Data segment:
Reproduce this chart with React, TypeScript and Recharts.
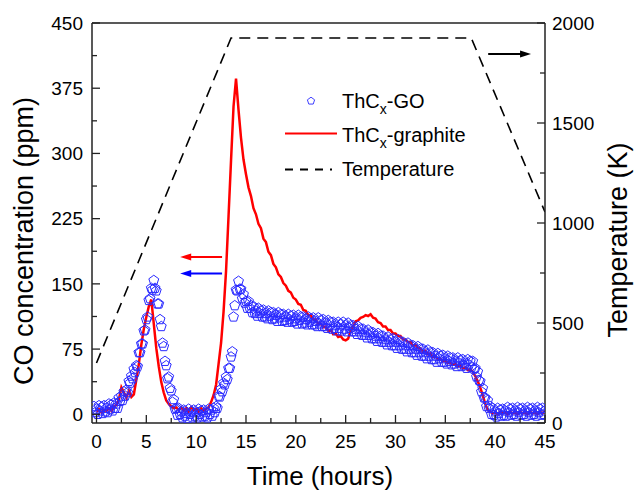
import React from 'react';
import { ComposedChart, Scatter, Line, XAxis, YAxis, ReferenceLine, Legend, Label } from 'recharts';

const FONT = '"Liberation Sans", Arial, sans-serif';

// ThCx-GO, logged every 0.125 h from t = -0.25 h
const goStart = -0.25;
const goStep = 0.125;
const goCO = [
  9, 2, 6, 0, 10, 4, 8, 1,
  10, 3, 7, 2, 12, 6, 11, 4,
  13, 7, 12, 7, 19, 15, 21, 16,
  26, 21, 28, 25, 38, 36, 44, 41,
  52, 48, 56, 55, 71, 71, 81, 81,
  96, 97, 109, 112, 131, 133, 145, 143,
  154, 145, 142, 127, 127, 109, 101, 82,
  78, 61, 56, 41, 43, 30, 27, 14,
  17, 6, 7, -1, 7, 0, 3, -4,
  5, -2, 1, -5, 6, 0, 3, -4,
  5, -2, 2, -4, 6, 0, 4, -3,
  5, -2, 2, -4, 6, 0, 5, -2,
  7, 2, 9, 7, 21, 20, 29, 26,
  36, 34, 43, 40, 53, 53, 66, 72,
  112, 125, 143, 142, 153, 144, 144, 133,
  138, 128, 130, 122, 130, 122, 125, 117,
  124, 116, 119, 113, 122, 116, 119, 112,
  120, 112, 116, 110, 119, 113, 117, 109,
  117, 110, 114, 107, 117, 111, 115, 107,
  115, 108, 112, 106, 115, 109, 113, 106,
  114, 107, 110, 104, 114, 108, 112, 104,
  112, 105, 109, 103, 112, 106, 110, 103,
  111, 103, 107, 101, 111, 104, 108, 101,
  109, 101, 105, 99, 108, 102, 106, 98,
  106, 99, 102, 96, 106, 99, 103, 96,
  106, 98, 102, 95, 105, 99, 102, 95,
  102, 95, 98, 92, 101, 95, 98, 91,
  98, 91, 94, 88, 97, 91, 94, 87,
  94, 87, 90, 84, 93, 87, 90, 83,
  90, 83, 86, 80, 89, 83, 86, 79,
  87, 79, 83, 76, 86, 79, 83, 75,
  83, 75, 79, 72, 82, 75, 79, 71,
  79, 71, 75, 68, 78, 71, 75, 67,
  75, 67, 71, 64, 74, 67, 71, 63,
  71, 63, 67, 60, 70, 64, 67, 60,
  68, 60, 64, 58, 67, 61, 65, 57,
  65, 58, 61, 55, 65, 59, 62, 55,
  63, 56, 59, 53, 63, 57, 61, 54,
  61, 52, 53, 43, 49, 39, 38, 26,
  30, 19, 19, 9, 16, 7, 9, 0,
  7, -1, 3, -3, 7, 1, 5, -2,
  6, -1, 4, -2, 8, 2, 6, -1,
  7, 0, 4, -2, 8, 2, 6, -1,
  7, 0, 4, -2, 8, 2, 6, -1,
  7, 0, 4, -2, 8, 2, 6, -1,
  7, 0, 4,
];

// ThCx-graphite, logged every 0.25 h from t = 0 h
const graphiteStart = 0;
const graphiteStep = 0.25;
const graphiteCO = [
  3, 6, 2, 5, 4, 7, 4, 9, 11, 17, 31, 25, 19, 27, 20, 23, 40, 58, 80, 98,
  112, 124, 132, 104, 76, 55, 37, 25, 16, 12, 9, 7, 8, 5, 8, 4, 7, 3, 8, 5,
  6, 3, 7, 4, 6, 8, 14, 22, 34, 58, 82, 118, 165, 228, 292, 354, 386, 350, 318, 293,
  276, 261, 251, 237, 230, 219, 214, 202, 198, 187, 183, 173, 169, 161, 158, 151, 148, 142, 140, 134,
  132, 127, 126, 120, 119, 114, 114, 109, 109, 104, 104, 100, 101, 96, 97, 92, 93, 89, 90, 86,
  85, 87, 96, 101, 107, 108, 111, 112, 114, 113, 115, 111, 110, 106, 105, 101, 101, 97, 97, 93,
  93, 90, 90, 86, 86, 83, 83, 79, 80, 76, 76, 72, 73, 69, 70, 66, 67, 63, 64, 61,
  62, 59, 60, 57, 58, 55, 56, 53, 54, 51, 52, 49, 44, 38, 31, 22, 12, 5, 3, 1,
  2, 0, 3, 1, 2, 0, 3, 1, 2, 0, 3, 1, 2, 0, 3, 1, 2, 0, 3, 1, 4,
];

// furnace temperature program
const tempTime = [0, 13.5, 37.6, 45];
const tempK = [300, 1925, 1925, 1055];

const timeTicks = [0, 2.5, 5, 7.5, 10, 12.5, 15, 17.5, 20, 22.5, 25, 27.5, 30, 32.5, 35, 37.5, 40, 42.5, 45];
const coTicks = [0, 37.5, 75, 112.5, 150, 187.5, 225, 262.5, 300, 337.5, 375, 412.5, 450];
const tempTicks = [0, 250, 500, 750, 1000, 1250, 1500, 1750, 2000];

const goData = goCO.map((co, i) => ({ t: goStart + i * goStep, co }));
const graphiteData = graphiteCO.map((co, i) => ({ t: graphiteStart + i * graphiteStep, co }));
const tempData = tempTime.map((t, i) => ({ t, temp: tempK[i] }));

const AXIS = '#222';
const BLUE = '#2a2aff';
const RED = '#ff0000';

const Pentagon = ({ cx, cy, r = 5.2, stroke = BLUE, sw = 1 }: any) => {
  const pts = [];
  for (let k = 0; k < 5; k++) {
    const a = -Math.PI / 2 + (k * 2 * Math.PI) / 5;
    pts.push(`${cx + r * Math.cos(a)},${cy + r * Math.sin(a)}`);
  }
  return <polygon points={pts.join(' ')} fill="none" stroke={stroke} strokeWidth={sw} />;
};

const BottomTick = ({ x, y, payload }: any) => {
  const major = payload.value % 5 === 0;
  return (
    <g>
      <line x1={x} x2={x} y1={y} y2={y - (major ? 8 : 5)} stroke={AXIS} strokeWidth={1.3} />
      {major && (
        <text x={x} y={y + 25} textAnchor="middle" fontSize={19} fontFamily={FONT} fill="#000">
          {payload.value}
        </text>
      )}
    </g>
  );
};

const LeftTick = ({ x, y, payload }: any) => {
  const major = payload.value % 75 === 0;
  return (
    <g>
      <line x1={x} x2={x + (major ? 8 : 5)} y1={y} y2={y} stroke={AXIS} strokeWidth={1.3} />
      {major && (
        <text x={x - 9} y={y} dy="0.35em" textAnchor="end" fontSize={19} fontFamily={FONT} fill="#000">
          {payload.value}
        </text>
      )}
    </g>
  );
};

const RightTick = ({ x, y, payload }: any) => {
  const major = payload.value % 500 === 0;
  return (
    <g>
      <line x1={x} x2={x - (major ? 8 : 5)} y1={y} y2={y} stroke={AXIS} strokeWidth={1.3} />
      {major && (
        <text x={x + 7} y={y} dy="0.35em" textAnchor="start" fontSize={19} fontFamily={FONT} fill="#000">
          {payload.value}
        </text>
      )}
    </g>
  );
};

const arrow = (color: string) => (props: any) => {
  const { x1, y1, x2, y2 } = props;
  const dir = Math.sign(x2 - x1);
  return (
    <g>
      <line x1={x1} y1={y1} x2={x2 - dir * 8} y2={y2} stroke={color} strokeWidth={2} />
      <polygon
        points={`${x2},${y2} ${x2 - dir * 11},${y2 - 3.5} ${x2 - dir * 11},${y2 + 3.5}`}
        fill={color}
      />
    </g>
  );
};

const renderLegend = () => (
  <svg width={270} height={100} style={{ display: 'block', overflow: 'visible' }} fontFamily={FONT}>
    <Pentagon cx={31} cy={16} r={3.8} sw={0.9} />
    <text x={62} y={23} fontSize={20} fill="#000">
      ThC<tspan fontSize={14} dy={6}>x</tspan>
      <tspan dy={-6}>-GO</tspan>
    </text>
    <line x1={5} x2={57} y1={48.5} y2={48.5} stroke={RED} strokeWidth={2} />
    <text x={62} y={57} fontSize={20} fill="#000">
      ThC<tspan fontSize={14} dy={6}>x</tspan>
      <tspan dy={-6}>-graphite</tspan>
    </text>
    <line x1={5} x2={52} y1={84.5} y2={84.5} stroke="#000" strokeWidth={1.8} strokeDasharray="8 7" />
    <text x={62} y={91} fontSize={20} fill="#000">
      Temperature
    </text>
  </svg>
);

export default function App() {
  return (
    <div style={{ position: 'fixed', left: 0, top: 0, width: 635, height: 492, background: '#fff' }}>
      <ComposedChart width={635} height={492} margin={{ top: 23, right: 0, bottom: 0, left: 0 }}>
        <XAxis
          dataKey="t"
          type="number"
          domain={[-0.45, 45]}
          ticks={timeTicks}
          interval={0}
          allowDataOverflow
          height={69}
          tickSize={0}
          tickMargin={0}
          tickLine={false}
          tick={<BottomTick />}
          axisLine={{ stroke: AXIS, strokeWidth: 1.5 }}
        >
          <Label
            content={() => (
              <text x={320} y={485} textAnchor="middle" fontSize={26} fontFamily={FONT} fill="#000">
                Time (hours)
              </text>
            )}
          />
        </XAxis>
        <YAxis
          yAxisId="left"
          dataKey="co"
          type="number"
          domain={[-10, 450]}
          ticks={coTicks}
          interval={0}
          allowDataOverflow
          width={92}
          tickSize={0}
          tickMargin={0}
          tickLine={false}
          tick={<LeftTick />}
          axisLine={{ stroke: AXIS, strokeWidth: 1.5 }}
        >
          <Label
            content={() => (
              <text
                x={33}
                y={241}
                transform="rotate(-90 33 241)"
                textAnchor="middle"
                fontSize={27}
                fontFamily={FONT}
                fill="#000"
              >
                CO concentration (ppm)
              </text>
            )}
          />
        </YAxis>
        <YAxis
          yAxisId="right"
          orientation="right"
          dataKey="temp"
          type="number"
          domain={[0, 2000]}
          ticks={tempTicks}
          interval={0}
          allowDataOverflow
          width={90}
          tickSize={0}
          tickMargin={0}
          tickLine={false}
          tick={<RightTick />}
          axisLine={{ stroke: AXIS, strokeWidth: 1.5 }}
        >
          <Label
            content={() => (
              <text
                x={627}
                y={240}
                transform="rotate(-90 627 240)"
                textAnchor="middle"
                fontSize={27}
                fontFamily={FONT}
                fill="#000"
              >
                Temperature (K)
              </text>
            )}
          />
        </YAxis>

        <ReferenceLine yAxisId="left" y={450} stroke={AXIS} strokeWidth={1.5} />

        <Scatter
          yAxisId="left"
          name="ThCx-GO"
          data={goData}
          isAnimationActive={false}
          shape={(p: any) => <Pentagon cx={p.cx} cy={p.cy} />}
        />
        <Line
          yAxisId="left"
          name="ThCx-graphite"
          data={graphiteData}
          dataKey="co"
          type="linear"
          stroke={RED}
          strokeWidth={2.5}
          dot={false}
          isAnimationActive={false}
        />
        <Line
          yAxisId="right"
          name="Temperature"
          data={tempData}
          dataKey="temp"
          type="linear"
          stroke="#000"
          strokeWidth={1.6}
          strokeDasharray="11 7"
          dot={false}
          isAnimationActive={false}
        />

        <ReferenceLine
          yAxisId="left"
          segment={[{ x: 12.6, y: 181 }, { x: 8.4, y: 181 }]}
          shape={arrow(RED)}
        />
        <ReferenceLine
          yAxisId="left"
          segment={[{ x: 12.6, y: 162 }, { x: 8.4, y: 162 }]}
          shape={arrow('#0000ff')}
        />
        <ReferenceLine
          yAxisId="right"
          segment={[{ x: 39.3, y: 1845 }, { x: 43.6, y: 1845 }]}
          shape={arrow('#000')}
        />

        <Legend
          layout="vertical"
          align="center"
          verticalAlign="middle"
          wrapperStyle={{ left: 280, top: 85, width: 270, height: 100 }}
          content={renderLegend}
        />
      </ComposedChart>
    </div>
  );
}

Given task:
Identify the lines that contain the string "React", and copy every one of them.

Exercise solution:
Reproduce this chart with React, TypeScript and Recharts.
import React from 'react';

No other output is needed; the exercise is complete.